> _Your task_: Return only the stretch of the material below that begins with the line containing "Write the seaborn" and ends with the line containing "1.45, 2.3, 3.6, 5.7, 10.0, 15.7, 25.0]", exactly; both of those lines belong to it.

(Figure scripts)
|---|

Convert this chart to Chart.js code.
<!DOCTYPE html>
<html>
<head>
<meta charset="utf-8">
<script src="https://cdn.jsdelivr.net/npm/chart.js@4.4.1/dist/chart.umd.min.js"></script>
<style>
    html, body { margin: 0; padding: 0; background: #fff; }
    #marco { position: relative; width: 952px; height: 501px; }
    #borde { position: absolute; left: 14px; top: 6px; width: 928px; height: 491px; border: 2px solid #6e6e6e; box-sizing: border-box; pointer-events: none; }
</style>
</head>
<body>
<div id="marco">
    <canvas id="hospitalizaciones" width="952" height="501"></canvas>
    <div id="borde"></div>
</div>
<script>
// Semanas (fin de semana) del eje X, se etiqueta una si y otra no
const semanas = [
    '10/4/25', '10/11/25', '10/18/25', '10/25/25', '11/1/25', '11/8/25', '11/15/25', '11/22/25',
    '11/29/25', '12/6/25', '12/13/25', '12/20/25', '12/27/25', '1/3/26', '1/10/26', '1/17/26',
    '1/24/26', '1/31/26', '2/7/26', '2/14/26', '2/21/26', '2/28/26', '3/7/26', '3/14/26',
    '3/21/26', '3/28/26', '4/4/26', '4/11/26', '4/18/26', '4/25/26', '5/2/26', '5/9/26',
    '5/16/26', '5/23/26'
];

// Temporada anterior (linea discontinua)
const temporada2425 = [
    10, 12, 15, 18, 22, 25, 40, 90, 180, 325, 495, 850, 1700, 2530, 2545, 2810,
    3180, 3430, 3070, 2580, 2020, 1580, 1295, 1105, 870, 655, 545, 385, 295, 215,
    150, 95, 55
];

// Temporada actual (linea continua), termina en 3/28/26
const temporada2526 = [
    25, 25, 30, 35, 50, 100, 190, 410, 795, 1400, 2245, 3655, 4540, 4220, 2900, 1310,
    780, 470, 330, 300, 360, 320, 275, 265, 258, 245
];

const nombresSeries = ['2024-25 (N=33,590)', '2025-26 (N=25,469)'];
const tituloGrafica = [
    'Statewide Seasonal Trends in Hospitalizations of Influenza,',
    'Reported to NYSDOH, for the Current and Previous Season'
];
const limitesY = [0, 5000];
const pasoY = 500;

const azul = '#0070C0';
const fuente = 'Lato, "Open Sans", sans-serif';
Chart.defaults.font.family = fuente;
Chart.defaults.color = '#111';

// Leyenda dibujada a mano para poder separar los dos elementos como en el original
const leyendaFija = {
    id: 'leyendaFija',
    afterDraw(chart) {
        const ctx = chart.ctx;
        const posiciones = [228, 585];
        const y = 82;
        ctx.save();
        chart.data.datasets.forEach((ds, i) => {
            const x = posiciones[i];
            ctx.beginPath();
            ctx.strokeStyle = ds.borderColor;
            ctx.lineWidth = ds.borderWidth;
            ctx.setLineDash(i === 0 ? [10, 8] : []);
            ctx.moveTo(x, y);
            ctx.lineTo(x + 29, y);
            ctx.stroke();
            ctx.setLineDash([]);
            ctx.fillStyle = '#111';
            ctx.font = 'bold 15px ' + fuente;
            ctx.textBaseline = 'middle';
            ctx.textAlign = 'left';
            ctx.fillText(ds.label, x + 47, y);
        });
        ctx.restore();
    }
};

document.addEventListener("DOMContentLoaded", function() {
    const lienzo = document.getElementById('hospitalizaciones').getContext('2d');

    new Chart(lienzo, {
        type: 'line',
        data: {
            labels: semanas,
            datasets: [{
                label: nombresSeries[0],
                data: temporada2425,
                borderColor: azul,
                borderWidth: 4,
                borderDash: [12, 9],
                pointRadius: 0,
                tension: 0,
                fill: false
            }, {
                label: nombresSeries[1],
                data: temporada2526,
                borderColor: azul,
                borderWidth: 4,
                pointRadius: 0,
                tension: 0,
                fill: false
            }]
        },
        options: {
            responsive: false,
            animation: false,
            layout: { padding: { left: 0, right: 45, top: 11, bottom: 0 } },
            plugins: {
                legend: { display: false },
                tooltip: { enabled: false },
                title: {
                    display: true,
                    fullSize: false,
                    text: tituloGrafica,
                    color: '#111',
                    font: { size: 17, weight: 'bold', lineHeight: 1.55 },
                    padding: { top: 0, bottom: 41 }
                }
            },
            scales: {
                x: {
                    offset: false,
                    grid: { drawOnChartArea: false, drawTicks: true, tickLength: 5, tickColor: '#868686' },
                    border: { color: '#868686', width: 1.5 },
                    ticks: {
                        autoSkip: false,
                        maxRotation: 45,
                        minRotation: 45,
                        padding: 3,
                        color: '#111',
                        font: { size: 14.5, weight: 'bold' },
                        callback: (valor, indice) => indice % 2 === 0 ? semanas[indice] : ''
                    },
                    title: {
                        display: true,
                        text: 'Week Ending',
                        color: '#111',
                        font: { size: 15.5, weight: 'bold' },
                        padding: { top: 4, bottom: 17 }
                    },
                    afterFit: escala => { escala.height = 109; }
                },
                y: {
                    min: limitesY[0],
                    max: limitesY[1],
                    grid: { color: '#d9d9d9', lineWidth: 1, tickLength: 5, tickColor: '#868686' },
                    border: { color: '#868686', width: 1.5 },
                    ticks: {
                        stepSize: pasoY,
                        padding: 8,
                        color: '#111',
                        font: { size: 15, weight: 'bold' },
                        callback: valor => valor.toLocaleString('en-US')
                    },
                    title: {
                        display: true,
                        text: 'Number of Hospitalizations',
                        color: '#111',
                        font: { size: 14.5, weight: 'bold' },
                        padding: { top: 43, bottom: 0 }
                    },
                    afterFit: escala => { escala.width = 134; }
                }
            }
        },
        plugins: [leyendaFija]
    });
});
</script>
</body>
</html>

|---|

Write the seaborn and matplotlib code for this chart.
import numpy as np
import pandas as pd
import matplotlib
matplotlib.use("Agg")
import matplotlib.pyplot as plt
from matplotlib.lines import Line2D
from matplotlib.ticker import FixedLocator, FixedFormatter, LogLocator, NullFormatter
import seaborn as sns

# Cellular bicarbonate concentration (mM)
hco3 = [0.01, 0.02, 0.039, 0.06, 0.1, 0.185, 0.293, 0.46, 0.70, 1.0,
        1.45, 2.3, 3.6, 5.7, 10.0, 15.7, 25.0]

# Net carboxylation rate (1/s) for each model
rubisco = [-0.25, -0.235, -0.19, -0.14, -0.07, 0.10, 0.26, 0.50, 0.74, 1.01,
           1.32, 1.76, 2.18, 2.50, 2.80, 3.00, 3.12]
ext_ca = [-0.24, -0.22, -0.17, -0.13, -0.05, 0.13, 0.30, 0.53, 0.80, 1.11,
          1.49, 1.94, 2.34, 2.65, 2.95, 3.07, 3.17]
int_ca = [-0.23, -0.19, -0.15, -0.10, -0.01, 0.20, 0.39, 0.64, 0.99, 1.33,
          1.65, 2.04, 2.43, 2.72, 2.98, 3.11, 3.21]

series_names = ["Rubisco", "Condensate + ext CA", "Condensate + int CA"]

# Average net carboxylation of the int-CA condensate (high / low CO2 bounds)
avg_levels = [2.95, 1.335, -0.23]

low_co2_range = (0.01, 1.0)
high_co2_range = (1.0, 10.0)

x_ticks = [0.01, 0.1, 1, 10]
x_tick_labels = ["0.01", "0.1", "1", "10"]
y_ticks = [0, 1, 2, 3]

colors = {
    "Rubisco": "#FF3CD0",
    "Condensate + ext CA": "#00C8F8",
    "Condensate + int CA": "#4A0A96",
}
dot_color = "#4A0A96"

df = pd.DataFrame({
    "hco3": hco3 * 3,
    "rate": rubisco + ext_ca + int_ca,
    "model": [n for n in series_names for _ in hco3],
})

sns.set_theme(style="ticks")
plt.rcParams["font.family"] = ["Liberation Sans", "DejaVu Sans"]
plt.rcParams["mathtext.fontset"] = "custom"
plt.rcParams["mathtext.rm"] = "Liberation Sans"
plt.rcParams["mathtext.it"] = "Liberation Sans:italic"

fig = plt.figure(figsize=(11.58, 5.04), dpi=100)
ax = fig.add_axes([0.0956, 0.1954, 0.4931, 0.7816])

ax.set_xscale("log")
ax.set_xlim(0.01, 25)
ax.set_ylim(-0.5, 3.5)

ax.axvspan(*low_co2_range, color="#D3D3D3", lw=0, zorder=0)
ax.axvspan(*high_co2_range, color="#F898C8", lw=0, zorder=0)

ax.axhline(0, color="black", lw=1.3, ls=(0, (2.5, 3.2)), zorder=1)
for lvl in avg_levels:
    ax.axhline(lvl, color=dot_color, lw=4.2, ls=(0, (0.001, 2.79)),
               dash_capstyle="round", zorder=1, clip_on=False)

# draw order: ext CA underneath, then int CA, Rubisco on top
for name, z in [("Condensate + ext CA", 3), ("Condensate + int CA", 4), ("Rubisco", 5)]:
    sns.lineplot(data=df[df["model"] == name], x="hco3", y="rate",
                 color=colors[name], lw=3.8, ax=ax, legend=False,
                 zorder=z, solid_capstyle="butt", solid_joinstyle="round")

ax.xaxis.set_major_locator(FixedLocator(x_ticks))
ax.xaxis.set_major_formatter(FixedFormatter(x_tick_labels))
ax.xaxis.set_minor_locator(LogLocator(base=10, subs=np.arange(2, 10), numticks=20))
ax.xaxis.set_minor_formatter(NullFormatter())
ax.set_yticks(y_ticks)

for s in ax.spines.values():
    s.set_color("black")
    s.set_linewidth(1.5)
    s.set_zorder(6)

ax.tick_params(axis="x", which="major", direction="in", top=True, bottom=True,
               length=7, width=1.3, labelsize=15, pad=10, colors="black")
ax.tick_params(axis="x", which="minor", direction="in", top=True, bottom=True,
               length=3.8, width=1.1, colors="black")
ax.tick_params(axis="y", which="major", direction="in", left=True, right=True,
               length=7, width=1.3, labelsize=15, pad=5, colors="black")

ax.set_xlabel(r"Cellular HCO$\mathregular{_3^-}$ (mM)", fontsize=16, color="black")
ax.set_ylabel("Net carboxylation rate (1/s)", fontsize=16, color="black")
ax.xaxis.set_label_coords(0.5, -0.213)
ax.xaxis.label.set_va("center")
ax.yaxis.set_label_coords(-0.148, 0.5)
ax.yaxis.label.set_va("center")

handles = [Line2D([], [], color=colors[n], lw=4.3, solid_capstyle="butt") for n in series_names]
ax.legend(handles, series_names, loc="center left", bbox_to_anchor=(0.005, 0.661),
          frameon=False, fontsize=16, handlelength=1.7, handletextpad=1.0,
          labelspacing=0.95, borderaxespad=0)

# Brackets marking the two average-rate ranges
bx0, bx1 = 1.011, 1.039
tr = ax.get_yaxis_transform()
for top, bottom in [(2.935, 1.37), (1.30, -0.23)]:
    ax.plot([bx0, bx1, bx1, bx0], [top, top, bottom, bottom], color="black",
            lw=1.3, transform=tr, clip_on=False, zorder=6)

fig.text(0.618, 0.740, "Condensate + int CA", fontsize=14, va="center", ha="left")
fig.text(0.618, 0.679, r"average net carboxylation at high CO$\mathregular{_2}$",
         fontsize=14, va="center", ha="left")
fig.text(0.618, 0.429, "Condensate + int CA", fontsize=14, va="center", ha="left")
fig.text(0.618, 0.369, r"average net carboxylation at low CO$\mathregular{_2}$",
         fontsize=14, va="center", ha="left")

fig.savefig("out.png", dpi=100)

|---|

> _Problem solution_:
Write the seaborn and matplotlib code for this chart.
import numpy as np
import pandas as pd
import matplotlib
matplotlib.use("Agg")
import matplotlib.pyplot as plt
from matplotlib.lines import Line2D
from matplotlib.ticker import FixedLocator, FixedFormatter, LogLocator, NullFormatter
import seaborn as sns

# Cellular bicarbonate concentration (mM)
hco3 = [0.01, 0.02, 0.039, 0.06, 0.1, 0.185, 0.293, 0.46, 0.70, 1.0,
        1.45, 2.3, 3.6, 5.7, 10.0, 15.7, 25.0]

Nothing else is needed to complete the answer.